Шрифт:
Интервал:
Закладка:
В Прибалтике же социально-экономический гнёт был воедино слит с национальным и достигал таких возмутительных форм, которые вызывали протест также и у самих немцев. Среди немецких критиков крепостного строя в Прибалтике особенно выделяются преподаватели-публицисты Гартлиб Гельвиг Меркель и Иоганн Христоф Петри. Они были вынуждены публиковать свои работы в Германии, поскольку там были более свободные условия для издания книг.
Основным трудом Меркеля стала книга «Латыши, особенно в Лифляндии, в конце философского века» (1796 г.). Своих соплеменников он назвал потерявшими совесть палачами, которые превратили ливонских крестьян в безжизненное орудие своего корыстолюбия. Ужасающее положение, в котором пребывали ливонские крестьяне, сделало их рабски пугливыми и недоверчивыми. Меркель не раз был свидетелем, как «за 30 шагов, проходя мимо помещичьего дома, латышский крестьянин снимает шляпу и приседает (нельзя сказать кланяется) при всяком взгляде на помещика. Потом он крадётся, понурив голову, чтобы поцеловать у него кафтан или ногу. Если тот заговорит с ним, он подозревает при всяком вопросе своекорыстную хитрость и отвечает двусмысленно»{125}. Однако рабская пугливость вовсе не исключала копившейся столетиями ненависти и отвращения к угнетателям, которые проявлялись даже в мелочах: ненавистным словом «немец» пугали непослушных детей, называли бодливую корову. Меркель не сомневался, что «в случае общего восстания ни одна немецкая нога не уйдёт отсюда». В своих трудах Меркель обосновывал необходимость освобождения крестьян от крепостной зависимости и выступал за тесное единение Прибалтийского края с Россией. За передовые для того времени взгляды по крестьянскому вопросу и русофильскую позицию Александр I наградил состарившегося Меркеля пожизненной пенсией. Остзейцы же (из числа «ретроградов») увидели в нём только «русского льстеца»{126}.
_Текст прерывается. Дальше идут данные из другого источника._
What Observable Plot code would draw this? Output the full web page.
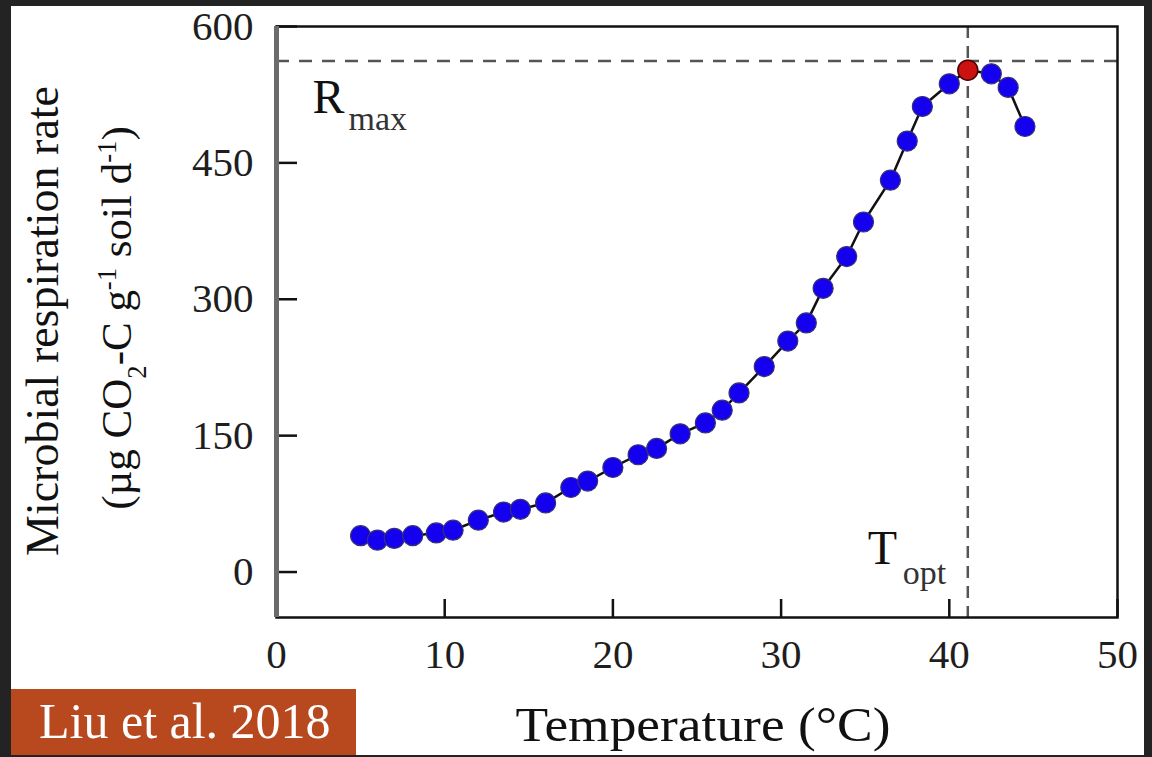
<!DOCTYPE html>
<html>
<head>
<meta charset="utf-8">
<script src="https://cdn.jsdelivr.net/npm/d3@7"></script>
<script src="https://cdn.jsdelivr.net/npm/@observablehq/plot@0.6"></script>
<style>
  html, body { margin: 0; padding: 0; background: #232323; }
  #wrap { position: relative; width: 1152px; height: 757px; overflow: hidden; }
  #panel { position: absolute; left: 11px; top: 6px; width: 1133px; height: 749px; background: #fff; }
  #chart { position: absolute; left: 0; top: 0; }
  #cap { position: absolute; left: 11px; top: 689px; width: 345px; height: 66px; background: #b8491f;
         color: #fff; font-family: "Liberation Serif", "Times New Roman", serif; font-size: 50px;
         line-height: 64px; padding-left: 28px; box-sizing: border-box; white-space: nowrap; }
</style>
</head>
<body>
<div id="wrap">
  <div id="panel"></div>
  <div id="chart"></div>
  <div id="cap">Liu et al. 2018</div>
</div>
<script>
// Data
const temperature = [5, 6, 7, 8.1, 9.5, 10.5, 12, 13.5, 14.5, 16, 17.5, 18.5, 20, 21.5, 22.6, 24, 25.5, 26.5, 27.5, 29, 30.4, 31.5, 32.5, 33.9, 34.9, 36.5, 37.5, 38.4, 40, 42.5, 43.5, 44.5];
const respiration = [40, 35, 37, 40, 43, 46, 57, 66, 69, 76, 93, 100, 115, 129, 136, 152, 164, 178, 197, 226, 254, 274, 312, 347, 385, 431, 474, 512, 537, 548, 533, 490];
const tOpt = 41.1;          // optimum temperature (red point / vertical dashed line)
const rAtOpt = 552;         // respiration at optimum (red point)
const rMax = 562;           // horizontal dashed line
const xTicks = [0, 10, 20, 30, 40, 50];
const yTicks = [0, 150, 300, 450, 600];
const xTitle = "Temperature (°C)";
const yTitle1 = "Microbial respiration rate";
const yTitle2 = "(µg CO₂-C g⁻¹ soil d⁻¹)";

// build table (insert the optimum point in order for the connecting line)
const series = temperature.map((t, i) => ({t, r: respiration[i]}));
const lineData = series.concat([{t: tOpt, r: rAtOpt}]).sort((a, b) => a.t - b.t);
const peak = [{t: tOpt, r: rAtOpt}];

const serif = "'Liberation Serif', 'Times New Roman', serif";
const W = 1152, H = 757, mL = 276, mR = 35, mT = 26, mB = 140;
const frameW = W - mL - mR, frameH = H - mT - mB;

const svg = Plot.plot({
  width: W, height: H,
  marginLeft: mL, marginRight: mR, marginTop: mT, marginBottom: mB,
  x: {domain: [0, 50]},
  y: {domain: [-50, 600]},
  style: {background: "transparent", fontFamily: serif, color: "#1e1e1e", overflow: "visible"},
  marks: [
    Plot.ruleY([rMax], {y: d => d, stroke: "#555", strokeWidth: 2.5, strokeDasharray: "13,10"}),
    Plot.ruleX([tOpt], {x: d => d, stroke: "#555", strokeWidth: 2.5, strokeDasharray: "12,8"}),
    Plot.tickX(xTicks, {x: d => d, insetTop: frameH - 18, stroke: "#111", strokeWidth: 2.5}),
    Plot.tickY(yTicks, {y: d => d, insetRight: frameW - 21, stroke: "#111", strokeWidth: 2.5}),
    Plot.axisX({ticks: xTicks, tickSize: 0, tickPadding: 21, fontSize: 41, label: null}),
    Plot.axisY({ticks: yTicks, tickSize: 0, tickPadding: 23, fontSize: 41, label: null}),
    Plot.line(lineData, {x: "t", y: "r", stroke: "#111", strokeWidth: 2.5}),
    Plot.dot(series, {x: "t", y: "r", r: 10, fill: "#1400ee", stroke: "#35307a", strokeWidth: 1.2}),
    Plot.dot(peak, {x: "t", y: "r", r: 10, fill: "#cc1111", stroke: "#4a0000", strokeWidth: 1.5}),
    Plot.frame({stroke: "#111", strokeWidth: 2.5}),
    Plot.ruleX([0], {x: d => d, stroke: "#6b6b6b", strokeWidth: 5}),
    // annotations
    Plot.text(["R"], {text: d => d, frameAnchor: "top-left", dx: 36, dy: 86, lineAnchor: "bottom", textAnchor: "start", fontSize: 48, fill: "#111"}),
    Plot.text(["max"], {text: d => d, frameAnchor: "top-left", dx: 72, dy: 103, lineAnchor: "bottom", textAnchor: "start", fontSize: 34, fill: "#333"}),
    Plot.text(["T"], {text: d => d, x: () => tOpt, frameAnchor: "bottom", dx: -100, dy: -54, lineAnchor: "bottom", textAnchor: "start", fontSize: 48, fill: "#111"}),
    Plot.text(["opt"], {text: d => d, x: () => tOpt, frameAnchor: "bottom", dx: -65, dy: -34, lineAnchor: "bottom", textAnchor: "start", fontSize: 34, fill: "#333"}),
    // axis titles
    Plot.text([xTitle], {text: d => d, frameAnchor: "bottom", dx: 6, dy: 123, lineAnchor: "bottom", textAnchor: "middle", fontSize: 49, fill: "#111"}),
    Plot.text([yTitle1], {text: d => d, frameAnchor: "left", dx: 57 - mL, dy: -1, rotate: -90, lineAnchor: "bottom", textAnchor: "middle", fontSize: 46, fill: "#111"}),
    Plot.text([yTitle2], {text: d => d, frameAnchor: "left", dx: 130 - mL, dy: -4, rotate: -90, lineAnchor: "bottom", textAnchor: "middle", fontSize: 43, fill: "#111"})
  ]
});

const root = d3.select(svg);
// turn unicode sub/superscripts into proper tspans
root.selectAll("text").filter(function() { return this.textContent === yTitle2; }).each(function() {
  const el = d3.select(this);
  el.text("");
  for (const p of yTitle2.split(/(₂|⁻¹)/)) {
    if (!p) continue;
    if (p === "₂") el.append("tspan").attr("baseline-shift", "sub").attr("font-size", "62%").text("2");
    else if (p === "⁻¹") el.append("tspan").attr("baseline-shift", "super").attr("font-size", "62%").text("-1");
    else el.append("tspan").text(p);
  }
});
// the original artwork is slightly stretched horizontally
root.selectAll("text").filter(function() { return this.textContent === xTitle; })
  .attr("textLength", 375).attr("lengthAdjust", "spacingAndGlyphs");

document.getElementById("chart").append(svg);
</script>
</body>
</html>
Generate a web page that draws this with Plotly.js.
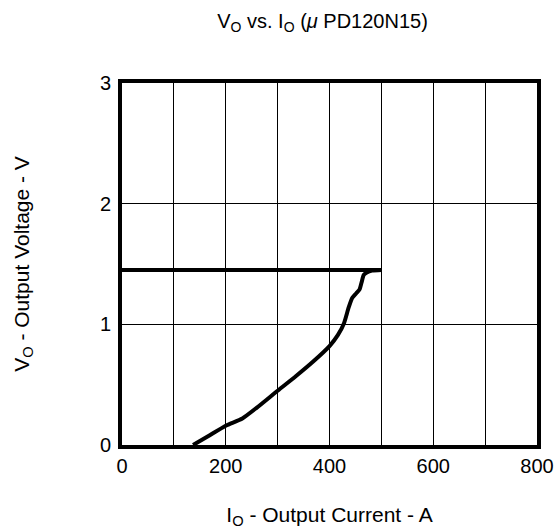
<!DOCTYPE html>
<html>
<head>
<meta charset="utf-8">
<script src="https://cdn.plot.ly/plotly-3.0.1.min.js"></script>
<style>html,body{margin:0;padding:0;background:#fff;}#chart{width:558px;height:531px;}</style>
</head>
<body>
<div id="chart"></div>
<script>
// Output current (A) and output voltage (V)
const curveCurrent = [137, 165, 200, 232, 260, 300, 335, 368, 400, 416, 428, 437, 444, 452, 458, 462, 466, 472, 482, 500];
const curveVoltage = [0, 0.07, 0.16, 0.22, 0.31, 0.45, 0.57, 0.69, 0.82, 0.91, 1.01, 1.14, 1.22, 1.26, 1.29, 1.35, 1.41, 1.43, 1.445, 1.45];
// Flat limit line
const limitCurrent = [0, 500];
const limitVoltage = [1.45, 1.45];
const xTicks = [0, 200, 400, 600, 800];
const yTicks = [0, 1, 2, 3];

const font = 'Liberation Sans, Arial, sans-serif';

const traces = [
  {x: limitCurrent, y: limitVoltage, mode: 'lines', line: {color: '#000', width: 4}, hoverinfo: 'skip'},
  {x: curveCurrent, y: curveVoltage, mode: 'lines', line: {color: '#000', width: 4, shape: 'spline', smoothing: 0.6}, hoverinfo: 'skip'}
];

const layout = {
  width: 558, height: 531,
  margin: {l: 122, r: 21, t: 83, b: 86},
  paper_bgcolor: '#fff', plot_bgcolor: '#fff',
  showlegend: false,
  font: {family: font, color: '#000', size: 20},
  title: {text: 'V<sub>O</sub> vs. I<sub>O</sub> (<i>μ</i> PD120N15)', font: {size: 20, family: font, color: '#000'},
          x: 0.578, xanchor: 'center', xref: 'container', y: 0.961, yanchor: 'middle', yref: 'container'},
  xaxis: {
    range: [0, 800], tickvals: xTicks, ticktext: xTicks.map(String),
    showgrid: true, gridcolor: '#000', gridwidth: 1,
    minor: {dtick: 100, showgrid: true, gridcolor: '#000', gridwidth: 1, ticks: ''},
    showline: true, linecolor: '#000', linewidth: 4, mirror: true,
    zeroline: false, ticks: '', tickfont: {size: 20, family: font},
    title: {text: 'I<sub>O</sub> - Output Current - A', font: {size: 21, family: font}, standoff: 32},
    fixedrange: true
  },
  yaxis: {
    range: [0, 3], tickvals: yTicks, ticktext: yTicks.map(String),
    showgrid: true, gridcolor: '#000', gridwidth: 1,
    showline: true, linecolor: '#000', linewidth: 4, mirror: true,
    zeroline: false, ticks: '', tickfont: {size: 20, family: font},
    ticklabelstandoff: 3,
    title: {text: 'V<sub>O</sub> - Output Voltage - V', font: {size: 21, family: font}, standoff: 66},
    fixedrange: true
  }
};

Plotly.newPlot('chart', traces, layout, {displayModeBar: false, staticPlot: true});
</script>
</body>
</html>
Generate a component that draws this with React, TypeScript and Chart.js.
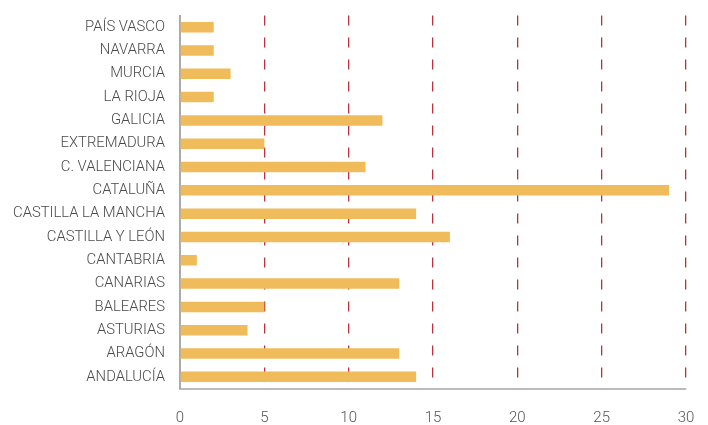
import React, { useEffect, useRef } from "react";
import { Chart, registerables } from "chart.js";

Chart.register(...registerables);

const categories = [
  "PAÍS VASCO",
  "NAVARRA",
  "MURCIA",
  "LA RIOJA",
  "GALICIA",
  "EXTREMADURA",
  "C. VALENCIANA",
  "CATALUÑA",
  "CASTILLA LA MANCHA",
  "CASTILLA Y LEÓN",
  "CANTABRIA",
  "CANARIAS",
  "BALEARES",
  "ASTURIAS",
  "ARAGÓN",
  "ANDALUCÍA",
];
const values = [2, 2, 3, 2, 12, 5, 11, 29, 14, 16, 1, 13, 5, 4, 13, 14];
const xMin = 0;
const xMax = 30;
const xStep = 5;

export default function App() {
  const ref = useRef<HTMLCanvasElement | null>(null);
  useEffect(() => {
    document.body.style.margin = "0";
    const ctx = ref.current!;
    const chart = new Chart(ctx, {
      type: "bar",
      data: {
        labels: categories,
        datasets: [
          {
            data: values,
            backgroundColor: "#F0BB5A",
            barPercentage: 0.45,
            categoryPercentage: 1,
          },
        ],
      },
      options: {
        indexAxis: "y",
        animation: false,
        responsive: false,
        maintainAspectRatio: false,
        layout: { padding: { top: 15.5, right: 22, left: 0, bottom: 0 } },
        plugins: { legend: { display: false }, tooltip: { enabled: false } },
        scales: {
          x: {
            min: xMin,
            max: xMax,
            afterFit: (s: any) => {
              s.height = 36.5;
              s.paddingLeft = 0;
              s.paddingRight = 0;
            },
            ticks: {
              stepSize: xStep,
              padding: 20.5,
              color: "#555555",
              font: { family: "Roboto", size: 15, weight: "300" as any },
            },
            grid: {
              drawTicks: false,
              color: (c: any) => (c.tick && c.tick.value === 0 ? "rgba(0,0,0,0)" : "#B8333A"),
              lineWidth: 1.3,
            },
            border: { display: true, color: "#BBBBBB", width: 2, dash: [10, 12] },
          },
          y: {
            afterFit: (s: any) => {
              s.width = 180;
              s.paddingTop = 0;
              s.paddingBottom = 0;
            },
            ticks: {
              padding: 15,
              color: "#4A4A4A",
              font: { family: "Roboto", size: 14.8, weight: "300" as any },
            },
            grid: { display: false, drawTicks: false },
            border: { display: true, color: "#AAAAAA", width: 2 },
          },
        },
      },
    });
    return () => chart.destroy();
  }, []);
  return (
    <div style={{ width: 708, height: 425 }}>
      <canvas ref={ref} width={708} height={425} style={{ display: "block" }} />
    </div>
  );
}
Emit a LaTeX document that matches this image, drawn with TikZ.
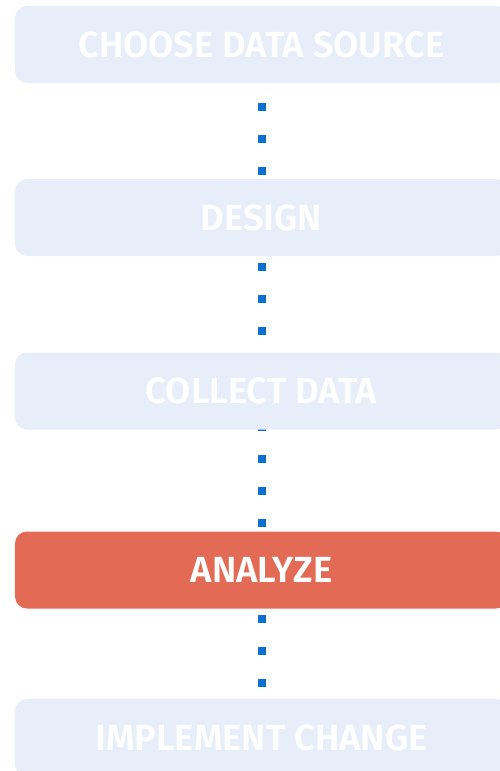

К числу наиболее известных произведений Петри принадлежит книга «Эстляндия и эстонцы». Петри назвал прибалтийско-немецких помещиков всемогущим сборищем кровопийц, «которые откармливаются, пожирая за обильным столом мясо, кровь и пот крестьян». Петри писал, что крепостное право «ни в одной стране не является таким тяжким и не сопряжено с таким угнетением и мучениями, как в Эстляндии. Лица, побывавшие в Африке и Америке, утверждают, что даже самое страшное негритянское рабство не отличатся большей жестокостью и варварством, чем здесь, в этой стране»{127}. Комментируя крестьянские волнения, Петри заявлял, что эстонцы вполне созрели для свободы, и требовал их полного освобождения от гнёта помещиков.
Взгляды Меркеля и Петри не были чужды и должностным лицам в Эстляндии и Лифляндии, в частности ландрату Сиверсу и его соратникам — ландратам Меллину и Герсдорфу. Гуманное направление их мировоззрения, вылившееся в желание способствовать улучшению быта крестьян, сложилось на основе сравнения неблагоприятного положения эстонцев и латышей с идеальными воззрениями философии тогдашнего времени о достоинстве и счастье человека. Обращение старого Меллина, приверженца Вольтера и Руссо, к своему сыну графу Августу Людвигу Меллину передаёт настроения среди просвещённой части прибалтийско-немецкого дворянства. А старый Меллин говаривал молодому следующее: «Дитя моё, отдадим добровольно нашим кормильцам крестьянам те права, которые мы со временем вынуждены будем отдать; придёт же время, когда это окажется необходимым, иначе пришлось бы отчаяться в божеской справедливости»{128}.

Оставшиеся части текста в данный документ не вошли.